Directive: Please reproduce the lines of the records below from the one holding "Generate a LaTeX" through the one holding "(6.75pt,450pt) -- (531pt,450pt);", inclusive, skipping all pictures.

__________________________________________________

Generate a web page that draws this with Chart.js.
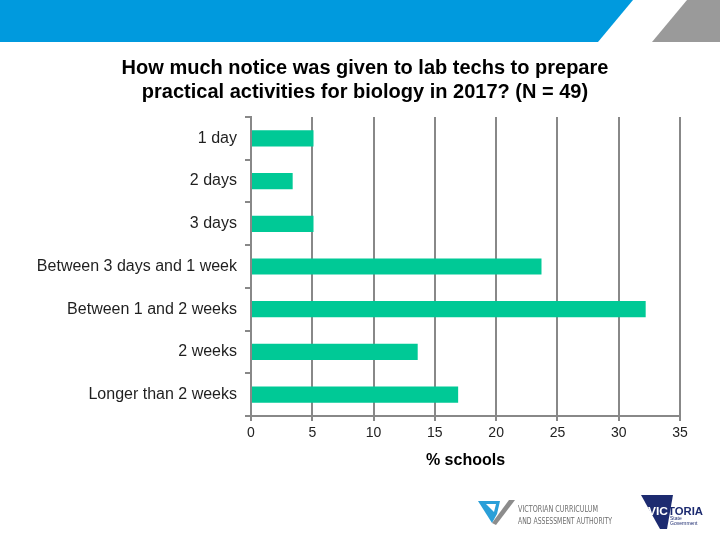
<!DOCTYPE html>
<html>
<head>
<meta charset="utf-8">
<script src="https://cdn.jsdelivr.net/npm/chart.js@4"></script>
<style>
  body { margin: 0; background: #fff; }
  #page { position: relative; width: 720px; height: 540px; overflow: hidden; background: #fff; }
  #page svg, #page canvas { position: absolute; left: 0; top: 0; }
</style>
</head>
<body>
<div id="page">
  <!-- header band -->
  <svg width="720" height="50">
    <polygon points="0,0 633,0 598,42 0,42" fill="#009ade" />
    <polygon points="687,0 720,0 720,42 652,42" fill="#9a9a9a" />
  </svg>
  <canvas id="myChart" width="720" height="540"></canvas>
  <!-- logos at the bottom -->
  <svg width="720" height="540" style="pointer-events:none">
    <polygon points="478,501 500,501 497,514 492,523" fill="#2a9fd8" />
    <polygon points="492,523 509,500 515,500 496,525" fill="#8c8c8c" />
    <polygon points="486,504 496,504 494,512" fill="#ffffff" />
    <text x="518" y="512" font-family="DejaVu Sans Condensed" font-size="8" fill="#6e6e6e" textLength="80" lengthAdjust="spacingAndGlyphs">VICTORIAN CURRICULUM</text>
    <text x="518" y="524" font-family="DejaVu Sans Condensed" font-size="8" fill="#6e6e6e" textLength="94" lengthAdjust="spacingAndGlyphs">AND ASSESSMENT AUTHORITY</text>
    <polygon points="641,495 673,495 667,529 660,529" fill="#1d2b70" />
    <text x="648" y="515" font-family="Liberation Sans" font-weight="bold" font-size="11" fill="#ffffff" textLength="20" lengthAdjust="spacingAndGlyphs">VIC</text>
    <text x="668" y="515" font-family="Liberation Sans" font-weight="bold" font-size="11" fill="#1d2b70" textLength="35" lengthAdjust="spacingAndGlyphs">TORIA</text>
    <text x="670" y="520" font-family="Liberation Sans" font-size="5" fill="#1d2b70">State</text>
    <text x="670" y="525" font-family="Liberation Sans" font-size="5" fill="#1d2b70">Government</text>
  </svg>
</div>
<script>
Chart.defaults.font.family = "'Liberation Sans', Arial, sans-serif";

// Get data
var categories = [
  "1 day",
  "2 days",
  "3 days",
  "Between 3 days and 1 week",
  "Between 1 and 2 weeks",
  "2 weeks",
  "Longer than 2 weeks",
];
var percentSchools = [5.1, 3.4, 5.1, 23.7, 32.2, 13.6, 16.9];
var xTicks = [0, 5, 10, 15, 20, 25, 30, 35];
var chartTitle = [
  "How much notice was given to lab techs to prepare",
  "practical activities for biology in 2017? (N = 49)",
];
var axisTitle = "% schools";

// title in the original sits a bit right of the canvas middle (centre x=365)
const shiftTitle = {
  id: "shiftTitle",
  afterLayout(chart) {
    if (chart.titleBlock) chart.titleBlock.left = 50;
  },
};

new Chart("myChart", {
  type: "bar",
  data: {
    labels: categories,
    datasets: [
      {
        label: axisTitle,
        backgroundColor: "#00c996",
        borderWidth: 0,
        data: percentSchools,
        categoryPercentage: 1,
        barPercentage: 0.38,
      },
    ],
  },
  plugins: [shiftTitle],
  options: {
    indexAxis: "y",
    responsive: false,
    animation: false,
    devicePixelRatio: 1,
    layout: { padding: { left: 0, right: 40, top: 56, bottom: 70 } },
    plugins: {
      legend: { display: false },
      tooltip: { enabled: false },
      title: {
        display: true,
        text: chartTitle,
        color: "#000",
        font: { size: 20, weight: "bold", lineHeight: 24 / 20 },
        padding: { top: 0, bottom: 13 },
      },
    },
    scales: {
      x: {
        min: xTicks[0],
        max: xTicks[xTicks.length - 1],
        afterBuildTicks: function (scale) {
          scale.ticks = xTicks.map(function (v) {
            return { value: v };
          });
        },
        grid: {
          color: "#888888",
          lineWidth: 2,
          drawTicks: true,
          tickLength: 5,
        },
        border: { color: "#888888", width: 2 },
        ticks: {
          color: "#222",
          font: { size: 14 },
          padding: 4,
        },
        title: {
          display: true,
          text: axisTitle,
          color: "#000",
          font: { size: 16, weight: "bold" },
          padding: { top: 5, bottom: 0 },
        },
      },
      y: {
        afterFit: function (scale) {
          scale.width = 251;
        },
        grid: {
          drawOnChartArea: false,
          drawTicks: true,
          tickLength: 6,
          color: "#888888",
          lineWidth: 2,
        },
        border: { color: "#888888", width: 2 },
        ticks: {
          color: "#1f1f1f",
          font: { size: 16 },
          padding: 8,
        },
      },
    },
  },
});
</script>
</body>
</html>
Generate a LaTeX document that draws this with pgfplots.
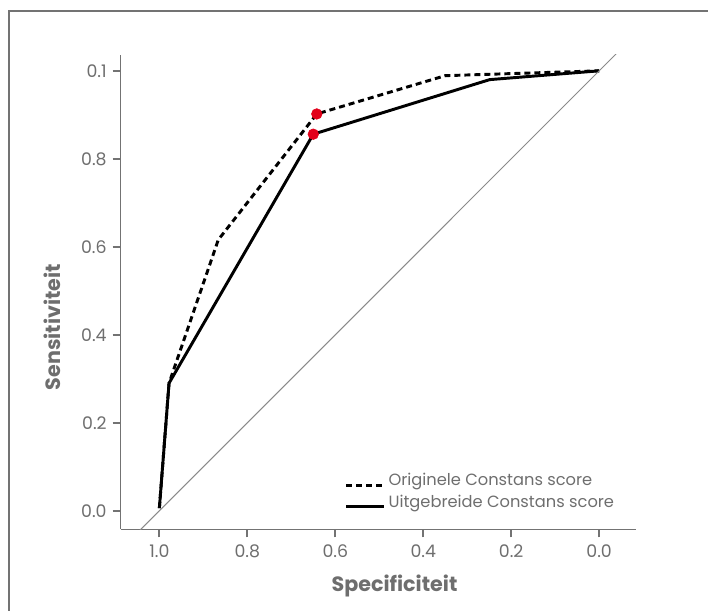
\documentclass[border=0pt]{standalone}
\usepackage{pgfplots}
\pgfplotsset{compat=1.18}
\usepackage{fontspec}
\setmainfont{Poppins}

\definecolor{axgray}{HTML}{737373}
\definecolor{txtgray}{HTML}{6E6E6E}
\definecolor{diaggray}{HTML}{8A8A8A}
\definecolor{dotred}{HTML}{E2001A}

% ROC data (specificiteit, sensitiviteit)
\pgfplotstableread{
spec  sens
1.000 0.006
0.978 0.290
0.866 0.616
0.642 0.902
0.350 0.989
0.000 1.000
}\origineel
\pgfplotstableread{
spec  sens
1.000 0.006
0.978 0.290
0.650 0.856
0.249 0.980
0.000 1.000
}\uitgebreid

\begin{document}
\begin{tikzpicture}
\useasboundingbox (0,0) rectangle (531pt,458.25pt);
% figure frame (only top and left edges visible)
\draw[axgray, line width=1.1pt] (6.75pt,0) -- (6.75pt,450pt) -- (531pt,450pt);

\begin{axis}[
    at={(90.5pt,61.3pt)}, anchor=south west,
    scale only axis,
    width=386.25pt, height=355.7pt,
    x dir=reverse,
    xmin=-0.083, xmax=1.088,
    ymin=-0.042, ymax=1.036,
    axis lines*=left,
    axis line style={axgray, line width=1.1pt, -},
    tick align=outside,
    major tick length=6pt,
    tick style={axgray, line width=1.5pt},
    xtick={0,0.2,0.4,0.6,0.8,1.0},
    xticklabels={0.0,0.2,0.4,0.6,0.8,1.0},
    ytick={0,0.2,0.4,0.6,0.8,1.0},
    yticklabels={0.0,0.2,0.4,0.6,0.8,0.1},
    /pgf/number format/assume math mode=true,
    ticklabel style={font=\fontsize{13}{15}\selectfont, text=txtgray},
    xticklabel style={yshift=-2pt},
    yticklabel style={xshift=-1pt},
    clip=true,
    legend style={draw=none, fill=none, at={(0.435,0.125)}, anchor=north west,
        font=\fontsize{12.2}{14}\selectfont, text=txtgray,
        row sep=1.5pt, inner sep=0pt,
        /tikz/every even column/.append style={column sep=0pt}},
    legend cell align=left,
    legend image code/.code={\draw[#1] (0pt,-3.8pt) -- (28.5pt,-3.8pt);},
]
\addplot[black, line width=2.2pt, dash pattern=on 4.5pt off 3pt] table[x=spec, y=sens] {\origineel};
\addlegendentry{Originele Constans score}
\addplot[black, line width=2.2pt] table[x=spec, y=sens] {\uitgebreid};
\addlegendentry{Uitgebreide Constans score}
\addplot[diaggray, line width=0.75pt, forget plot] coordinates {(1.2,-0.2) (-0.2,1.2)};
\addplot[only marks, mark=*, mark size=4pt, dotred, forget plot] coordinates {(0.642,0.902) (0.650,0.856)};
\end{axis}

\node[text=txtgray, font=\bfseries\fontsize{15.5}{17}\selectfont, rotate=90] at (39pt,213pt) {Sensitiviteit};
\node[text=txtgray, font=\bfseries\fontsize{15.5}{17}\selectfont] at (295.9pt,18.75pt) {Specificiteit};
\end{tikzpicture}
\end{document}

__________________________________________________

Solution to the problem:
Generate a LaTeX document that draws this with pgfplots.
\documentclass[border=0pt]{standalone}
\usepackage{pgfplots}
\pgfplotsset{compat=1.18}
\usepackage{fontspec}
\setmainfont{Poppins}

\definecolor{axgray}{HTML}{737373}
\definecolor{txtgray}{HTML}{6E6E6E}
\definecolor{diaggray}{HTML}{8A8A8A}
\definecolor{dotred}{HTML}{E2001A}

% ROC data (specificiteit, sensitiviteit)
\pgfplotstableread{
spec  sens
1.000 0.006
0.978 0.290
0.866 0.616
0.642 0.902
0.350 0.989
0.000 1.000
}\origineel
\pgfplotstableread{
spec  sens
1.000 0.006
0.978 0.290
0.650 0.856
0.249 0.980
0.000 1.000
}\uitgebreid

\begin{document}
\begin{tikzpicture}
\useasboundingbox (0,0) rectangle (531pt,458.25pt);
% figure frame (only top and left edges visible)
\draw[axgray, line width=1.1pt] (6.75pt,0) -- (6.75pt,450pt) -- (531pt,450pt);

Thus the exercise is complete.